RBC initiated coverage on Ryan Specialty Group (RYAN) with an outperform and $45 price target while the stock trades at $36.16 (near its 52-week low of $35.84) after falling ~49% over the past year. Q4 2025 EPS missed at $0.45 vs $0.49 consensus (-8.16% surprise) and revenue missed at $751.2M vs $777.16M. RBC says the current valuation is attractive (16x 2026 EPS, ~12.5x EV/EBITDA) and InvestingPro estimates a fair value of $49.85, citing 22% revenue growth and an EV/EBITDA of 9.94. RBC expects niche specialty focus to drive above-peer growth and provide insulation from AI disintermediation, so impacts are likely stock-specific rather than market-wide.

Analysis

Specialty brokers with technical placement skills are positioned to capture share when generalized capacity tightens; that dynamic favors firms that can access hard-to-place risks and negotiate bespoke terms rather than commoditized retail placements.
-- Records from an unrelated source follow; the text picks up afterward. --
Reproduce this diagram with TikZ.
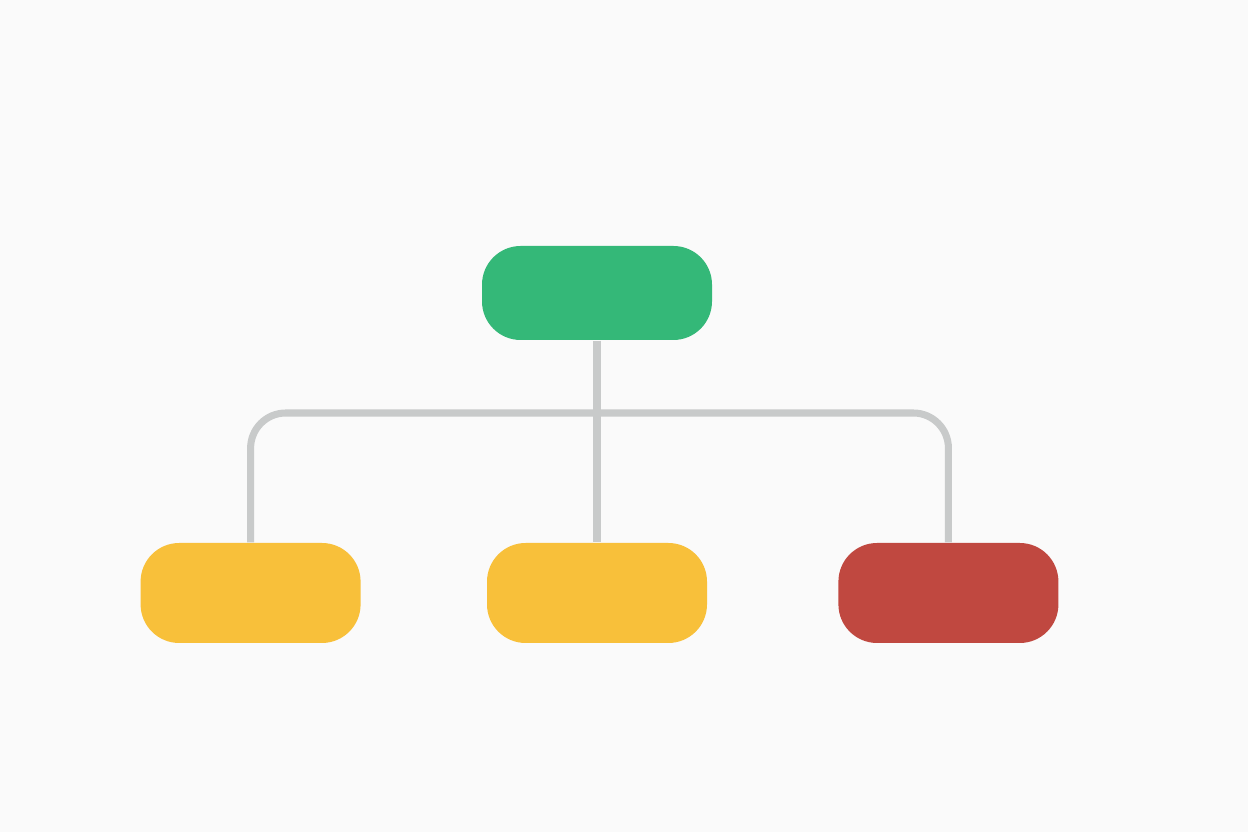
\documentclass[tikz,border=0pt]{standalone}
\usetikzlibrary{positioning}
\definecolor{rootgreen}{RGB}{52,184,120}
\definecolor{leafyellow}{RGB}{248,192,58}
\definecolor{leafred}{RGB}{192,72,64}
\definecolor{linkgray}{RGB}{200,202,202}
\definecolor{bggray}{RGB}{250,250,250}
\tikzset{
  pill/.style={rounded corners=11pt, minimum width=2.2cm, minimum height=1cm, inner sep=0pt},
  link/.style={draw=linkgray, line width=2pt, rounded corners=10pt}
}
\begin{document}
\begin{tikzpicture}
    \fill[bggray] (0,0) rectangle (12.48,8.32);
    \node[pill, fill=rootgreen, minimum width=2.3cm, minimum height=.94cm] (root) at (5.97,5.39) {};
    \node[pill, fill=leafyellow] (mid) at (5.97,2.39) {};
    \node[pill, fill=leafyellow, left=1.25cm of mid] (left) {};
    \node[pill, fill=leafred, right=1.3cm of mid] (right) {};
    \coordinate (split) at (5.97,4.19);
    \draw[link] (root.south) -- (mid.north);
    \draw[link] (split) -| (left.north);
    \draw[link] (split) -| (right.north);
  \end{tikzpicture}
\end{document}
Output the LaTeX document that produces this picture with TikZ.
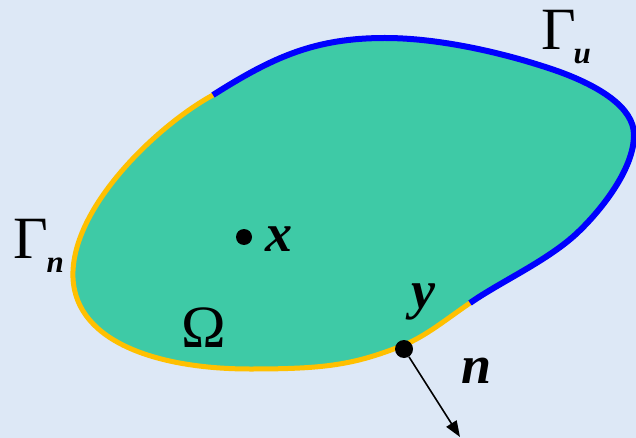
\documentclass[tikz,border=0pt]{standalone}
\usepackage{fontspec}
\setmainfont{Liberation Serif}
\usetikzlibrary{arrows.meta}
\definecolor{bgblue}{RGB}{221,232,246}
\definecolor{regionfill}{RGB}{62,202,166}
\definecolor{bdyellow}{RGB}{255,192,0}
\definecolor{bdblue}{RGB}{0,0,255}
\newcommand{\subsym}[1]{{\fontsize{31}{31}\selectfont\bfseries\itshape #1}}
\tikzset{
  lbl/.style={inner sep=0pt, outer sep=0pt, anchor=center, text=black},
  bigsym/.style={lbl, font=\fontsize{60}{60}\selectfont},
  bivar/.style={lbl, font=\fontsize{54}{54}\selectfont\bfseries\itshape},
  pointdot/.style={circle, fill=black, inner sep=0pt},
}
\begin{document}
\begin{tikzpicture}[x=1pt,y=-1pt]
\fill[bgblue] (0,0) rectangle (636,438);
\useasboundingbox (0,0) rectangle (636,438);
\coordinate (P1) at (213,95);
\coordinate (P2) at (385,38);
\coordinate (P3) at (560,72);
\coordinate (P4) at (634,135);
\coordinate (P5) at (575,235);
\coordinate (P6) at (470,303);
\coordinate (P7) at (404,345);
\coordinate (P8) at (250,369);
\coordinate (P9) at (73,278);
% region with yellow boundary
\path[fill=regionfill, draw=bdyellow, line width=5pt]
  (P1) .. controls +(60,-38) and +(-70,0) .. (P2)
       .. controls +(60,0) and +(-45,-16) .. (P3)
       .. controls +(38,14) and +(0,-28) .. (P4)
       .. controls +(0,35) and +(24,-22) .. (P5)
       .. controls +(-30,27) and +(30,-21) .. (P6)
       .. controls +(-22,15) and +(22,-9) .. (P7)
       .. controls +(-50,20) and +(75,0) .. (P8)
       .. controls +(-90,0) and +(3,65) .. (P9)
       .. controls +(-3,-70) and +(-55,30) .. (P1) -- cycle;
% blue part of the boundary
\draw[bdblue, line width=6pt, line cap=butt]
  (P1) .. controls +(60,-38) and +(-70,0) .. (P2)
       .. controls +(60,0) and +(-45,-16) .. (P3)
       .. controls +(38,14) and +(0,-28) .. (P4)
       .. controls +(0,35) and +(24,-22) .. (P5)
       .. controls +(-30,27) and +(30,-21) .. (P6);
% labels
\node[bigsym, anchor=base west] (gu) at (541,50) {Γ\hspace{-2pt}\raisebox{-14pt}{\subsym{u}}};
\node[bigsym, anchor=base west] (gn) at (13,258) {Γ\hspace{-1pt}\raisebox{-14pt}{\subsym{n}}};
\node[bigsym] (om) at (204,328) {Ω};
\node[pointdot, minimum size=16pt] (xdot) at (244,237) {};
\node[bivar] (xl) at (279,239) {x};
\node[bivar] (yl) at (423,302) {y};
\node[bivar] (nl) at (477,371) {n};
\node[pointdot, minimum size=18pt] (ydot) at (404,349) {};
\coordinate (ntip) at (460,437);
\draw[line width=1.6pt, -{Triangle[length=16pt,width=12pt]}] (ydot) -- (ntip);
\end{tikzpicture}
\end{document}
AI disintermediation is a real secular threat, but it is concentrated in standardized product lines and underwriting automation — firms that sell complex, bespoke solutions (multiline placements, specialty liability, structured programs) will see a much longer runway before margin pressure from automation becomes material. Near-term the primary driver will be the insurance pricing cycle and the pace of renewals: a prolonged softening in commercial rates compresses commission pools and slows organic growth for smaller specialty brokers, while any sudden capacity pullback (carrier losses, reinsurance shock) can paradoxically boost take-rates and deal flow for skilled intermediaries. Key catalysts to watch over the next 3–12 months are sequential new-business growth, renewal rate change across specialty classes, and any PE/strategic M&A signals which historically re-price the group. Recommended positioning should reflect asymmetric upside vs concentrated downside risk: if pricing normalizes or M&A re-rating occurs, the idiosyncratic upside is large; conversely, accelerated automation or a deeper-than-expected pricing trough could remove most near-term upside. Monitor leading indicators weekly (renewal pricing, hiring in placement teams, capacity announcements from top carriers) and set defined loss limits to avoid regime shifts. Consensus is anchoring on near-term misses and AI headlines; that creates a potential mispricing if the market discounts durable competitive advantage in hard-to-place specialty lines. The contrarian payoff is highest on a time horizon of 6–24 months where multiple reversion or strategic bids can materialize, but be disciplined: this is a recovery/multiple-reprice trade, not a macro-proof earnings growth story.